Gregory Allen, senior adviser at the Wadhwani AI Center at the Center for Strategic and International Studies, said chip export controls have proven their value by preventing China from obtaining the world’s largest data centers and best AI models. “That’s a future that we stopped and it’s one that we continue to have the ability to stop if we continue this policy and close the necessary loopholes,” Allen testified.
Sen. Pete Ricketts, R-Neb., the subcommittee’s chairman, said that he and Coons plan to introduce a bill, the Secure and Feasible Exports of Chips Act, or Safe Chips Act, to codify the Trump administration’s “current red lines on what AI chips” can be sold to China. All four hearing witnesses indicated they would support such legislation.
Chris Miller, professor at Tufts University’s Fletcher School and non-resident senior fellow at the American Enterprise Institute, also advocated for “tightening up” existing controls on chip exports to China. “Once a chip crosses into China, we have no further control over it,” he testified.
James Mulvenon, chief intelligence officer at Pamir Consulting, said U.S. policymakers should keep in mind that China’s military-civil fusion policy encourages technology sharing between its defense and civilian sectors. “There is no such thing as a civilian validated end user that you can sell an AI chip [to] that therefore prevents it from being accessible to the Chinese military,” Mulvenon testified.
To limit China's ability to make its own chips, Chhabra said he would strengthen U.S. export controls on chipmaking equipment and ensure allies close “loopholes” in that area.

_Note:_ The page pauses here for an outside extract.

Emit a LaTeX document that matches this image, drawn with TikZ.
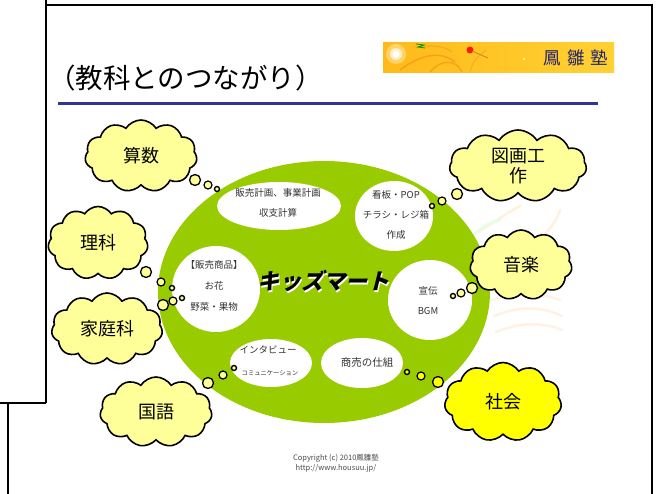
\documentclass[tikz,border=0pt]{standalone}
\usepackage{fontspec}
\usetikzlibrary{shapes.symbols,shapes.geometric}
\newfontfamily\jp{Noto Sans CJK JP}
\definecolor{cloudy}{HTML}{FFFF99}
\definecolor{social}{HTML}{FFFF00}
\definecolor{leaf}{HTML}{99CC00}
\definecolor{navy}{HTML}{333399}
\definecolor{inkgray}{HTML}{333333}
\tikzset{
  frameline/.style={line width=2pt, black},
  thought/.style={cloud, cloud puffs=11, cloud puff arc=115, cloud ignores aspect,
    draw=black, line width=1.6pt, fill=cloudy, inner sep=0pt,
    font=\jp\fontsize{18}{20}\selectfont, align=center},
  bubble/.style={ellipse, fill=white, inner sep=0pt},
  btext/.style={font=\jp\fontsize{9.5}{20}\selectfont, text=inkgray, align=center, inner sep=0pt},
  puffbig/.style={circle, draw=black, line width=1.3pt, fill=cloudy, minimum size=11pt, inner sep=0pt},
  puffmid/.style={circle, draw=black, line width=1.2pt, fill=cloudy, minimum size=8pt, inner sep=0pt},
  puffdot/.style={circle, draw=black, line width=1.4pt, fill=cloudy, minimum size=5pt, inner sep=0pt},
  faint/.style={line width=2.5pt, line cap=round},
}
% text with a white drop shadow, set as one box
\newcommand{\shadowed}[1]{\makebox[0pt][l]{\hspace{2pt}\raisebox{-2pt}{\color{white}#1}}#1}
\begin{document}
\begin{tikzpicture}[x=1pt,y=-1pt]
\useasboundingbox (0,0) rectangle (658,494);
\fill[white] (0,0) rectangle (658,494);

% slide frames
\draw[frameline] (46,0) -- (46,403);
\draw[frameline] (46,5) -- (652,5) -- (652,494);
\draw[frameline] (0,403) -- (46,403);
\draw[frameline] (8,403) -- (8,494);

% heading
\node[anchor=west, inner sep=0pt, font=\jp\fontsize{27.5}{28}\selectfont] (title) at (48,78) {（教科とのつながり）};
\draw[navy, line width=3pt] (58,104) -- (598,104);

% banner
\shade[left color=orange!60!yellow!90, right color=orange!45!yellow!80] (383,43) rectangle (614,73);
\fill[white, opacity=0.35] (396,54) circle (10);
\fill[white, opacity=0.6] (396,54) circle (6);
\fill[white] (396,54) circle (3.5);
\draw[orange!70!brown, opacity=0.45, line width=1.5pt] (400,70) .. controls (420,55) and (440,50) .. (455,62);
\draw[orange!70!brown, opacity=0.45, line width=1.5pt] (430,72) .. controls (440,60) and (455,58) .. (462,72);
\draw[orange!70!brown, opacity=0.4, line width=1pt] (415,48) .. controls (430,44) and (445,46) .. (452,52);
\draw[orange!70!brown, opacity=0.35, line width=1pt] (470,72) .. controls (472,62) and (478,56) .. (486,50);
\draw[green!60!black, line width=0.8pt] (416,44) -- (424,45) -- (418,47) -- (425,48);
\fill[red!80!orange] (470,50) circle (3.5);
\draw[brown!80!orange, line width=0.8pt] (472,51) -- (488,58);
\fill[white!70!yellow] (524,59) circle (1.2);
\node[font=\jp\fontsize{17.5}{18}\selectfont, text=navy!70!black, inner sep=0pt] (logo) at (576,58) {鳳\hspace{6pt}雛\hspace{6pt}塾};

% faint phoenix strokes in the background
\draw[faint, color=orange!12] (478,232) .. controls (495,222) and (508,212) .. (520,206);
\draw[faint, color=green!10] (470,238) .. controls (482,226) and (490,222) .. (500,220);
\draw[faint, color=orange!12] (560,210) .. controls (556,222) and (548,232) .. (540,238);
\draw[faint, color=orange!10] (492,300) .. controls (515,292) and (540,292) .. (560,300);
\draw[faint, color=orange!10] (494,316) .. controls (518,306) and (542,306) .. (562,316);
\draw[faint, color=orange!10] (496,332) .. controls (520,322) and (544,322) .. (562,330);

% the market
\node[ellipse, fill=leaf, minimum width=332pt, minimum height=262pt, inner sep=0pt] (mart) at (324,292) {};

\node[bubble, minimum width=124pt, minimum height=48pt] (plan) at (279,206) {};
\node[btext] (plantext) at (278,203) {販売計画、事業計画\\収支計算};

\node[bubble, minimum width=78pt, minimum height=70pt] (ads) at (394,216) {};
\node[btext] (adstext) at (396,215) {看板・POP\\チラシ・レジ箱\\作成};

\node[bubble, minimum width=88pt, minimum height=86pt] (goods) at (216,289) {};
\node[btext, font=\jp\fontsize{9.5}{21}\selectfont] (goodstext) at (214,286) {【販売商品】\\お花\\野菜・果物};

\node[bubble, minimum width=84pt, minimum height=80pt] (promo) at (430,300) {};
\node[btext] (promotext) at (428,301) {宣伝\\BGM};

\node[bubble, minimum width=82pt, minimum height=48pt] (talk) at (271,363) {};
\node[btext, anchor=base] (talktext1) at (268,353.5) {インタビュー};
\node[btext, anchor=base, font=\jp\fontsize{6.3}{7}\selectfont] (talktext2) at (270,375.5) {コミュニケーション};

\node[bubble, minimum width=82pt, minimum height=50pt] (biz) at (362,363) {};
\node[btext, font=\jp\fontsize{10.5}{12}\selectfont] (biztext) at (367,363) {商売の仕組};

% market name with a white drop shadow
\node[font=\jp\bfseries\fontsize{22}{22}\selectfont, text=black, xslant=0.25, inner sep=0pt] (martname) at (325,282) {\shadowed{キッズマート}};

% subject clouds
\node[thought, minimum width=112pt, minimum height=72pt] (math) at (141,156) {算数};
\node[thought, minimum width=100pt, minimum height=73pt] (sci) at (98,243) {理科};
\node[thought, minimum width=111pt, minimum height=72pt] (home) at (107,329) {家庭科};
\node[thought, minimum width=112pt, minimum height=70pt] (lang) at (156,412) {国語};
\node[thought, minimum width=137pt, minimum height=72pt] (art) at (518,166) {図画工\\作};
\node[thought, minimum width=102pt, minimum height=70pt] (music) at (521,265) {音楽};
\node[thought, minimum width=117pt, minimum height=79pt, fill=social] (soc) at (503,402) {社会};

% thought trails from the clouds to the market
\node[puffbig] (m1) at (195,180) {};
\node[puffmid] (m2) at (208,185) {};
\node[puffdot] (m3) at (217,189) {};

\node[puffbig] (a1) at (457,194) {};
\node[puffmid] (a2) at (442,201) {};
\node[puffdot] (a3) at (432,206) {};

\node[puffbig] (s1) at (146,272) {};
\node[puffmid] (s2) at (161,282) {};
\node[puffdot] (s3) at (172,288) {};

\node[puffbig] (h1) at (163,305) {};
\node[puffmid] (h2) at (173,301) {};
\node[puffdot] (h3) at (182,298) {};

\node[puffbig] (l1) at (208,383) {};
\node[puffmid] (l2) at (223,375) {};
\node[puffdot] (l3) at (234,368) {};

\node[puffbig] (u1) at (472,288) {};
\node[puffmid] (u2) at (461,293) {};
\node[puffdot] (u3) at (453,296) {};

\node[puffbig, fill=social] (c1) at (438,382) {};
\node[puffmid, fill=social] (c2) at (421,376) {};
\node[puffdot, fill=social] (c3) at (407,372) {};

% footer
\node[font=\jp\fontsize{7.5}{8}\selectfont, text=black!70, inner sep=0pt] (copy) at (336,458) {Copyright (c) 2010鳳雛塾};
\node[font=\jp\fontsize{7.5}{8}\selectfont, text=black!70, inner sep=0pt] (url) at (336,468) {http://www.housuu.jp/};
\end{tikzpicture}
\end{document}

He would withhold “more tools" from China, including deep ultraviolet lithography machines, and he would favor “not being shy” about invoking the foreign direct product rule to stop the sale of tools containing U.S.-origin technology.
Chhabra said the Biden administration took “important” steps to curb exports of chipmaking equipment to China but “did not go far enough or fast enough.” Miller agreed, saying there are still “real gaps,” especially when comparing U.S. controls to those of Japan and the Netherlands.
Chhabra would also restrict China’s remote access to frontier models and the computing power needed to train those models. Miller would “look into restrictions or limitations on Chinese firms’ ability to access data centers abroad.”